By contrast, most Republicans couldn’t disagree more – arguing that the growing ISIS threat is too great to tie the hands of the commander-in-chief. Sen. John McCain (R-AZ), a highly decorated Vietnam War era hero and his party’s 2008 presidential nominee, says it will be impossible to defeat ISIS with airstrikes alone – that eventually we’ll need ground troops.
Related: Can the U.S. Defeat ISIS Without a War Powers Deal?
Sen. Marco Rubio (R-FL) agrees with McCain that the U.S efforts to defeat ISIS have been woefully inadequate – and that half-measures like strategic airstrikes and training “moderate” Syrian rebels won’t work against the fast-growing radical Islamists.
“Instead of giving the president what he needs to win this struggle, many in the Senate seem more focused on telling him what he should not do,” Rubio wrote in an op-ed in The Washington Post Thursday. “They argued we need to place conditions on the types of force that can be used or impose a timeline by why victory must be achieved. Yet the threat is growing by the day.”
The views of Rubio and of Sen. Rand Paul (R-KY), of course, on the use of military force in the Middle East are diametrically opposed. With both senators potentially gearing up for the 2016 GOP nomination, their conflicting views will define the contours of the Republican debate over defense and foreign policy as the campaign heats up.

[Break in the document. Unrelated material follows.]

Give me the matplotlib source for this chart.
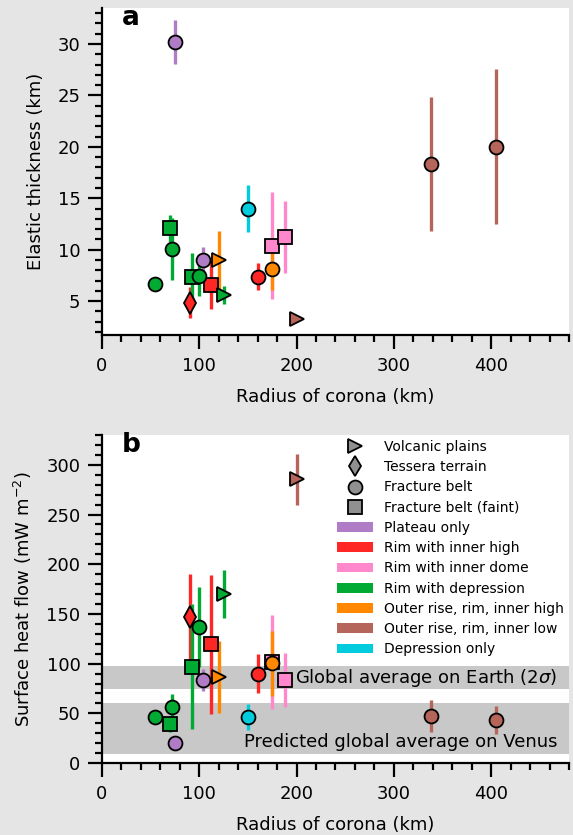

Until recently, Paul, a libertarian, was seen as an outlier within his party. He now concedes the U.S. must vigorously combat ISIS but believes Obama should seek a formal declaration of war from Congress – something Obama has been unwilling to do. Paul also says the president should return to Congress in a year for reauthorization and limit the U.S. engagement to Iraq and Syria.

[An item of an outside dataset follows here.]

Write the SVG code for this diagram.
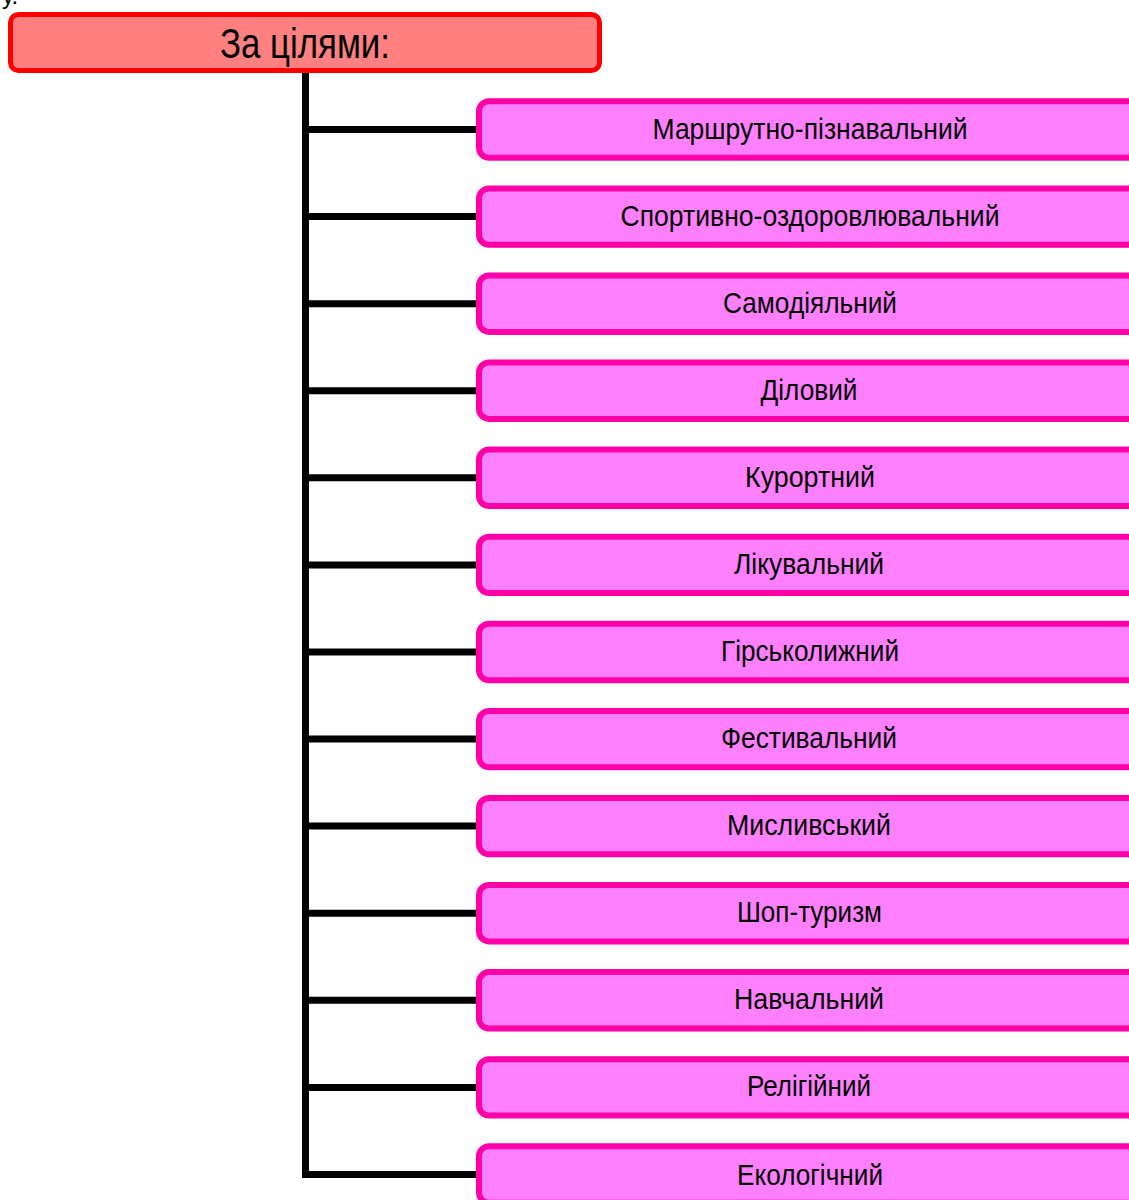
<svg xmlns="http://www.w3.org/2000/svg" width="1129" height="1200" viewBox="0 0 1129 1200">
<style>
.t{font-family:"Liberation Sans",Arial,sans-serif;fill:#000;text-anchor:middle}
.lbl{font-size:29px}
.node rect{fill:#FF80FF;stroke:#FF00A8;stroke-width:6}
.conn{stroke:#000;stroke-width:7;fill:none;stroke-linejoin:miter}
</style>
<rect width="1129" height="1200" fill="#fff"/>
<text x="2" y="4" style="font-family:'Liberation Sans',Arial,sans-serif;font-size:24px">у.</text>
<g id="connectors">
<path class="conn" d="M305.5 72 V1174.5 H479"/>
<path class="conn" d="M305.5 129.5 H479 M305.5 216.6 H479 M305.5 303.7 H479 M305.5 390.7 H479 M305.5 477.8 H479 M305.5 564.9 H479 M305.5 652 H479 M305.5 739.1 H479 M305.5 826.1 H479 M305.5 913.2 H479 M305.5 1000.3 H479 M305.5 1087.4 H479"/>
</g>
<g id="root">
<rect x="10.5" y="14.5" width="589" height="56" rx="8" fill="#FF8080" stroke="#FF0000" stroke-width="5"/>
<text class="t" x="305" y="58" font-size="42" textLength="170" lengthAdjust="spacingAndGlyphs">За цілями:</text>
</g>
<g id="n1" class="node"><rect x="479" y="101.3" width="700" height="56.4" rx="10"/><text class="t lbl" x="810" y="138.5" textLength="315" lengthAdjust="spacingAndGlyphs">Маршрутно-пізнавальний</text></g>
<g id="n2" class="node"><rect x="479" y="188.4" width="700" height="56.4" rx="10"/><text class="t lbl" x="810" y="225.6" textLength="379" lengthAdjust="spacingAndGlyphs">Спортивно-оздоровлювальний</text></g>
<g id="n3" class="node"><rect x="479" y="275.5" width="700" height="56.4" rx="10"/><text class="t lbl" x="810" y="312.7" textLength="174" lengthAdjust="spacingAndGlyphs">Самодіяльний</text></g>
<g id="n4" class="node"><rect x="479" y="362.5" width="700" height="56.4" rx="10"/><text class="t lbl" x="809" y="399.7" textLength="97" lengthAdjust="spacingAndGlyphs">Діловий</text></g>
<g id="n5" class="node"><rect x="479" y="449.6" width="700" height="56.4" rx="10"/><text class="t lbl" x="810" y="486.8" textLength="130" lengthAdjust="spacingAndGlyphs">Курортний</text></g>
<g id="n6" class="node"><rect x="479" y="536.7" width="700" height="56.4" rx="10"/><text class="t lbl" x="809" y="573.9" textLength="150" lengthAdjust="spacingAndGlyphs">Лікувальний</text></g>
<g id="n7" class="node"><rect x="479" y="623.8" width="700" height="56.4" rx="10"/><text class="t lbl" x="810" y="661" textLength="178" lengthAdjust="spacingAndGlyphs">Гірськолижний</text></g>
<g id="n8" class="node"><rect x="479" y="710.9" width="700" height="56.4" rx="10"/><text class="t lbl" x="809" y="748.1" textLength="176" lengthAdjust="spacingAndGlyphs">Фестивальний</text></g>
<g id="n9" class="node"><rect x="479" y="797.9" width="700" height="56.4" rx="10"/><text class="t lbl" x="809" y="835.1" textLength="164" lengthAdjust="spacingAndGlyphs">Мисливський</text></g>
<g id="n10" class="node"><rect x="479" y="885" width="700" height="56.4" rx="10"/><text class="t lbl" x="809.5" y="922.2" textLength="145" lengthAdjust="spacingAndGlyphs">Шоп-туризм</text></g>
<g id="n11" class="node"><rect x="479" y="972.1" width="700" height="56.4" rx="10"/><text class="t lbl" x="809" y="1009.3" textLength="150" lengthAdjust="spacingAndGlyphs">Навчальний</text></g>
<g id="n12" class="node"><rect x="479" y="1059.2" width="700" height="56.4" rx="10"/><text class="t lbl" x="809" y="1096.4" textLength="124" lengthAdjust="spacingAndGlyphs">Релігійний</text></g>
<g id="n13" class="node"><rect x="479" y="1146.3" width="700" height="56.4" rx="10"/><text class="t lbl" x="810" y="1184.5" textLength="146" lengthAdjust="spacingAndGlyphs">Екологічний</text></g>
</svg>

Related: Rand Paul Says Obama and Congress on ‘Fool’s Mission’ Against ISIS
In testimony to the committee Tuesday, Secretary of State John F. Kerry suggested the administration would take its cues from the Senate on the outlines of new war powers language. He warned against hemming in the president in the fight against the terrorists.
“The president has been crystal clear that his policy is that U.S. military forces will not be deployed to conduct ground combat operations against ISIL,” Kerry said, using a different acronym for the group. “It doesn’t mean we should pre-emptively bind the hands of the commander-in-chief or our commanders in the field in responding to scenarios and contingencies that are impossible to foresee.”
Sen. Bob Corker (R-TN), the likely successor to Menendez as chairman in January, said he wants to hear more about the administration’s concern about limiting language before he signs off on a new authorization for military force.